If you truly love the Prophet and his household, then don’t make excuses for injustice. If you love Imam Hussain and are moved by his unjust death, then don’t be groupies for morally weak Muslim leaders and intellectuals.
Those who claim to truly love the Aal al-Bayt must become receptacles of radical Divine love and justice, to live and breathe what the Aal al-Bayt truly stand for: standing up for the oppressed, speaking truth to power, and sacrificing their comfort for the greater good.
Only a fool would fail to realize that Karbala is ongoing. It is in every Palestinian child killed under the rubble of the ruthless Israeli murder machine. It is in every cold refugee tent dripping freezing water in the Levantine winter. Karbala is the internment and suffering of Uyghur Muslims in China. It is the in the legacy of the enslavement of black people and the ongoing systematic racism in the US. It is in sweatshops, in borders, in crop fields, in military check points.
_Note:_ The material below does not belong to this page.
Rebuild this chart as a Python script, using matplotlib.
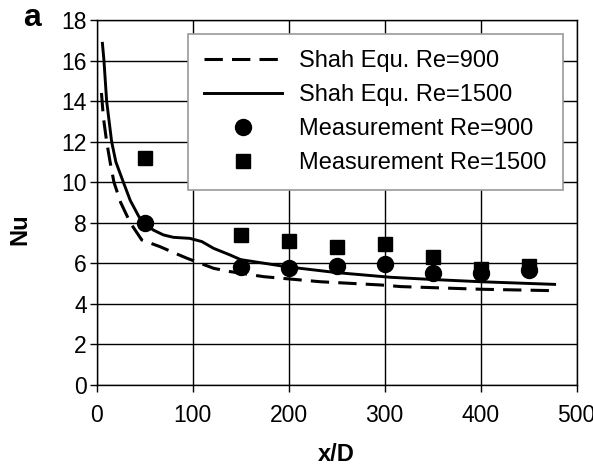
import matplotlib
matplotlib.use("Agg")
import matplotlib.pyplot as plt

plt.rcParams['font.family'] = ['Liberation Sans', 'DejaVu Sans']

# Shah equation curves
shah900_x = [5, 7, 10.4, 14, 18, 25, 35, 47, 66, 82, 94, 108, 122, 139, 174, 233, 296, 317, 400, 475]
shah900_y = [14.4, 13.2, 12.0, 11.0, 10.0, 9.0, 8.0, 7.15, 6.82, 6.49, 6.25, 6.0, 5.75, 5.59, 5.34, 5.09, 4.93, 4.85, 4.72, 4.65]

shah1500_x = [6, 7.6, 10.4, 15.6, 20, 27.8, 35, 44, 50, 59, 69.5, 80, 97, 109.6, 121.7, 139, 150, 198, 250, 306, 350, 400, 477]
shah1500_y = [16.85, 16.0, 14.0, 12.0, 11.0, 10.0, 9.1, 8.3, 7.97, 7.64, 7.4, 7.28, 7.23, 7.07, 6.74, 6.41, 6.18, 5.83, 5.54, 5.31, 5.2, 5.09, 4.96]

# measurements
meas_x = [50, 150, 200, 250, 300, 350, 400, 450]
meas900 = [8.0, 5.83, 5.75, 5.87, 5.95, 5.5, 5.5, 5.65]
meas1500 = [11.2, 7.4, 7.1, 6.82, 6.95, 6.3, 5.7, 5.85]

fig = plt.figure(figsize=(5.93, 4.66), dpi=100)
ax = fig.add_axes([0.163, 0.174, 0.8095, 0.783])

ax.plot(shah900_x, shah900_y, color='black', lw=2.2, dashes=(6, 3),
        label='Shah Equ. Re=900')
ax.plot(shah1500_x, shah1500_y, color='black', lw=2.1, label='Shah Equ. Re=1500')
ax.plot(meas_x, meas900, 'o', color='black', ms=11.5, label='Measurement Re=900')
ax.plot(meas_x, meas1500, 's', color='black', ms=10.5, label='Measurement Re=1500')

ax.set_xlim(0, 500)
ax.set_ylim(0, 18)
ax.set_xticks(range(0, 501, 100))
ax.set_yticks(range(0, 19, 2))
ax.grid(True, color='black', lw=1)
ax.set_axisbelow(True)
for s in ax.spines.values():
    s.set_color('black')
    s.set_linewidth(1)
ax.tick_params(labelsize=16.5, length=5, width=1, colors='black')
ax.tick_params(axis='x', pad=9)
ax.tick_params(axis='y', pad=2)

ax.set_xlabel('x/D', fontsize=17, fontweight='bold')
ax.xaxis.set_label_coords(0.5, -0.16)
ax.set_ylabel('Nu', fontsize=17, fontweight='bold')
ax.yaxis.set_label_coords(-0.135, 0.427)
fig.text(0.054, 0.962, 'a', fontsize=23, fontweight='bold', ha='center', va='center')

leg = ax.legend(loc='upper right', bbox_to_anchor=(0.971, 0.962), fontsize=17,
                frameon=True, fancybox=False, edgecolor='#999999',
                handlelength=3.3, handletextpad=0.7, labelspacing=0.5,
                borderpad=0.7, framealpha=1, borderaxespad=0)
leg.get_frame().set_linewidth(1.2)

fig.savefig('out.png', dpi=100)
It is the deplorable, suffocating silencing of dissent in Egypt, the UAE and many other places in the Arab and Muslim world.
Imam Hussain is every child, every woman, every tear shed in the face of ruthless tyranny. He is every robbed penny, every stolen life, every injustice. He is every tree uprooted by occupation, every stone cracking in Al-Aqsa, every house bombed, every memory erased.
Yazid is every arrogant ruler, every so-called Muslim with a “chosen people” complex. He is every state-sponsored army. Every ruthless warden, every bloodthirstily executioner. He is every Pharaoh, he is the eye in the sky looming over the Ka’bah. He is every lie, every deception, and every little performance passing for piety.
To think that the events of Karbala or Ashura “ended” 1400 years ago is the greatest blind spot any Muslim, or indeed any person of conscience, can have. Ashura is not just about parting the sea for Moses, or the day Noah’s ark landed to safety, it is the day of the Ultimate Universal Struggle for Justice on earth. It is where the arch of the moral universe always bends towards. It is the pole of Islam and the very rope by which one’s sincerity as a so-called Muslim is saved.
It is imperative that every Muslim—not just Shi’as— must proudly proclaim the undying truth: that every day is Ashura and every land is Karbala.